Willful Infringement: Willfulness is alleged based on pre-suit knowledge of the patents. The complaint claims Microsoft had knowledge of LTI's technology since at least 2010 through communications with researchers and specific knowledge of the patents-in-suit since at least May 2018, when a consulting firm allegedly provided a slide deck with patent numbers to Microsoft executives (Compl. ¶¶107-110, 118, 126).

VII. Analyst’s Conclusion: Key Questions for the Case

Claim Construction & Eligibility: The case appears to hinge on a foundational question of definitional scope and its impact on patent eligibility: Will the term "key words" be construed narrowly, as LTI argues, to mean the specific class of "function words" taught in the specification for identifying phrase boundaries? A narrow construction may support LTI's argument that the claims recite a specific, concrete solution to a technical problem (improving computerized tokenization), thereby surviving an eligibility challenge under 35 U.S.C. § 101. A broader construction may expose the claims to arguments that they are directed to an abstract idea.
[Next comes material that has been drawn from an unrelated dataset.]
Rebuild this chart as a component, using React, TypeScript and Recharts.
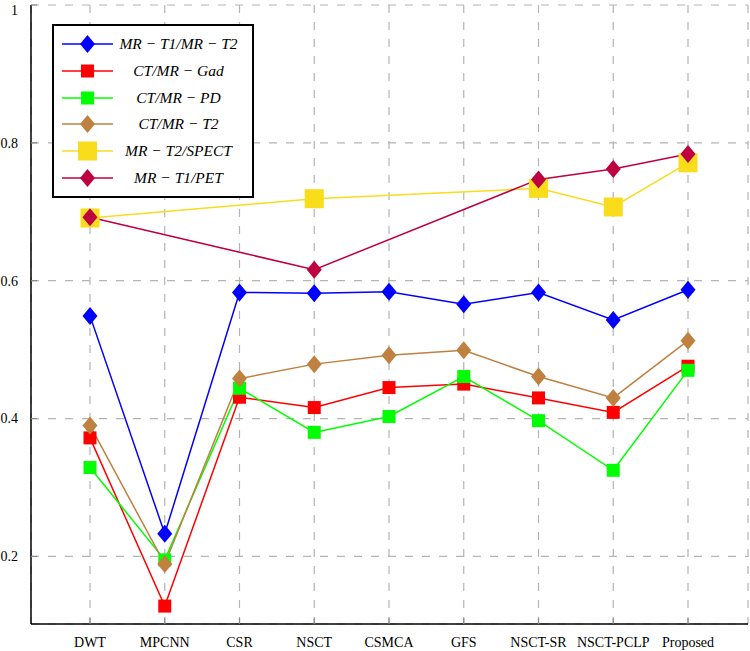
import React from 'react';
import { LineChart, Line, XAxis, YAxis, CartesianGrid, Legend } from 'recharts';

const categories = ['DWT', 'MPCNN', 'CSR', 'NSCT', 'CSMCA', 'GFS', 'NSCT-SR', 'NSCT-PCLP', 'Proposed'];
const mrT1MrT2 = [0.549, 0.233, 0.583, 0.582, 0.584, 0.566, 0.583, 0.543, 0.587];
const ctMrGad = [0.372, 0.128, 0.431, 0.416, 0.445, 0.450, 0.430, 0.409, 0.476];
const ctMrPd = [0.329, 0.195, 0.444, 0.380, 0.403, 0.461, 0.397, 0.325, 0.470];
const ctMrT2 = [0.390, 0.189, 0.458, 0.479, 0.492, 0.499, 0.461, 0.430, 0.513];
const mrT2Spect = [0.691, null, null, 0.719, null, null, 0.734, 0.707, 0.771];
const mrT1Pet = [0.692, null, null, 0.616, null, null, 0.747, 0.762, 0.784];
const yTicks = [0.2, 0.4, 0.6, 0.8, 1];
const yDomain = [0.102, 1];

type Shape = 'diamond' | 'square';
interface SeriesCfg { key: string; name: string; color: string; shape: Shape; w: number; h: number; values: (number | null)[] }

const series: SeriesCfg[] = [
  { key: 's1', name: 'MR − T1/MR − T2', color: '#0000ff', shape: 'diamond', w: 15, h: 18, values: mrT1MrT2 },
  { key: 's2', name: 'CT/MR − Gad', color: '#ff0000', shape: 'square', w: 13, h: 13, values: ctMrGad },
  { key: 's3', name: 'CT/MR − PD', color: '#00ff00', shape: 'square', w: 13, h: 13, values: ctMrPd },
  { key: 's4', name: 'CT/MR − T2', color: '#bf8040', shape: 'diamond', w: 15, h: 18, values: ctMrT2 },
  { key: 's5', name: 'MR − T2/SPECT', color: '#f9dc1c', shape: 'square', w: 19, h: 19, values: mrT2Spect },
  { key: 's6', name: 'MR − T1/PET', color: '#bf0040', shape: 'diamond', w: 15, h: 18, values: mrT1Pet },
];

const rows = categories.map((c, i) => {
  const r: Record<string, any> = { name: c };
  series.forEach((s) => { r[s.key] = s.values[i]; });
  return r;
});

const Marker = ({ cx, cy, s }: { cx: number; cy: number; s: SeriesCfg }) => {
  if (s.shape === 'diamond') {
    const hw = s.w / 2, hh = s.h / 2;
    return <polygon points={`${cx},${cy - hh} ${cx + hw},${cy} ${cx},${cy + hh} ${cx - hw},${cy}`} fill={s.color} stroke="none" />;
  }
  return <rect x={cx - s.w / 2} y={cy - s.h / 2} width={s.w} height={s.h} fill={s.color} stroke="none" />;
};

const makeDot = (s: SeriesCfg) => (props: any) => {
  const { cx, cy, index, value } = props;
  if (cx == null || cy == null || value == null || Number.isNaN(cy)) return <g key={`${s.key}-${index}`} />;
  return <g key={`${s.key}-${index}`}><Marker cx={cx} cy={cy} s={s} /></g>;
};

const serif = '"Liberation Serif", "DejaVu Serif", serif';
const TICK_LEN = 6;
const tickStroke = '#8a8a8a';

const BottomTick = (props: any) => {
  const { x, y, payload } = props;
  return (
    <g>
      <line x1={x} y1={y} x2={x} y2={y - TICK_LEN} stroke={tickStroke} strokeWidth={1.2} />
      <text x={x} y={y + 23} textAnchor="middle" fontFamily={serif} fontSize={14} fill="#000">{payload.value}</text>
    </g>
  );
};
const TopTick = (props: any) => {
  const { x, y } = props;
  return <line x1={x} y1={y} x2={x} y2={y + TICK_LEN} stroke={tickStroke} strokeWidth={1.2} />;
};
const LeftTick = (props: any) => {
  const { x, y, payload } = props;
  const ty = Math.max(y, 10);
  return (
    <g>
      <line x1={x} y1={y} x2={x + TICK_LEN} y2={y} stroke={tickStroke} strokeWidth={1.2} />
      <text x={x - 13} y={ty} dy="0.35em" textAnchor="end" fontFamily={serif} fontSize={14} fill="#000">{String(payload.value)}</text>
    </g>
  );
};
const RightTick = (props: any) => {
  const { x, y } = props;
  return <line x1={x} y1={y} x2={x - TICK_LEN} y2={y} stroke={tickStroke} strokeWidth={1.2} />;
};

const LegendBox = () => (
  <div style={{ boxSizing: 'border-box', width: 202, height: 174, border: '2px solid #000', background: '#fff', padding: '4.6px 0 0 8px' }}>
    {series.map((s) => (
      <div key={s.key} style={{ display: 'flex', alignItems: 'center', height: 26.8 }}>
        <svg width={51} height={22} style={{ display: 'block', flex: 'none' }}>
          <line x1={0} y1={11} x2={51} y2={11} stroke={s.color} strokeWidth={1.5} />
          <Marker cx={25.5} cy={11} s={s} />
        </svg>
        <span style={{ width: 131, textAlign: 'center', fontFamily: serif, fontStyle: 'italic', fontSize: 15.5, color: '#000', whiteSpace: 'nowrap', lineHeight: '20px' }}>{s.name}</span>
      </div>
    ))}
  </div>
);

export default function App() {
  return (
    <div style={{ position: 'absolute', left: 0, top: 0, width: 750, height: 651, background: '#fff' }}>
      <LineChart width={750} height={651} data={rows} margin={{ top: 5, right: 2, bottom: 0, left: 0 }}>
        <CartesianGrid stroke="#b4b4b4" strokeWidth={1.2} strokeDasharray="8 9" />
        <XAxis dataKey="name" interval={0} padding={{ left: 59, right: 60 }} height={27} tickSize={0} tickMargin={0} tickLine={false}
          axisLine={{ stroke: '#000', strokeWidth: 1.5 }} tick={<BottomTick />} />
        <XAxis dataKey="name" xAxisId="top" orientation="top" interval={0} padding={{ left: 59, right: 60 }} height={0} tickSize={0} tickMargin={0} tickLine={false}
          axisLine={{ stroke: '#000', strokeWidth: 1.5 }} tick={<TopTick />} />
        <YAxis domain={yDomain} ticks={yTicks} type="number" width={31} tickSize={0} tickMargin={0} tickLine={false} interval={0}
          axisLine={{ stroke: '#000', strokeWidth: 1.5 }} tick={<LeftTick />} allowDataOverflow />
        <YAxis yAxisId="right" orientation="right" domain={yDomain} ticks={yTicks} type="number" width={0} tickSize={0} tickMargin={0} tickLine={false} interval={0}
          axisLine={{ stroke: '#000', strokeWidth: 1.5 }} tick={<RightTick />} allowDataOverflow />
        {series.map((s) => (
          <Line key={s.key} type="linear" dataKey={s.key} name={s.name} stroke={s.color} strokeWidth={1.5}
            dot={makeDot(s)} activeDot={false} connectNulls isAnimationActive={false} />
        ))}
        <Legend layout="vertical" align="center" verticalAlign="middle" wrapperStyle={{ left: 52, top: 24, width: 202 }} content={() => <LegendBox />} />
      </LineChart>
    </div>
  );
}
Prosecution History Estoppel & Inventive Concept: A second key issue will be the role of the prosecution history. LTI heavily relies on its arguments distinguishing the claims from the Walker prior art to assert an "inventive concept." The court will need to determine if the claimed combination—using a library of function words and punctuation to determine characteristics and predict boundaries—is a non-routine, unconventional improvement over prior art text processing methods, or if these are merely conventional steps applied in a predictable way.
Evidentiary Proof of Infringement: Finally, a central evidentiary question will be one of technical mechanism: Assuming a favorable claim construction for LTI, what evidence can be produced to show that Microsoft's Bling FIRE tokenizer operates according to the specific sequence of steps recited in the claims, as opposed to other known methods of NLP tokenization that may achieve a similar result through a different process?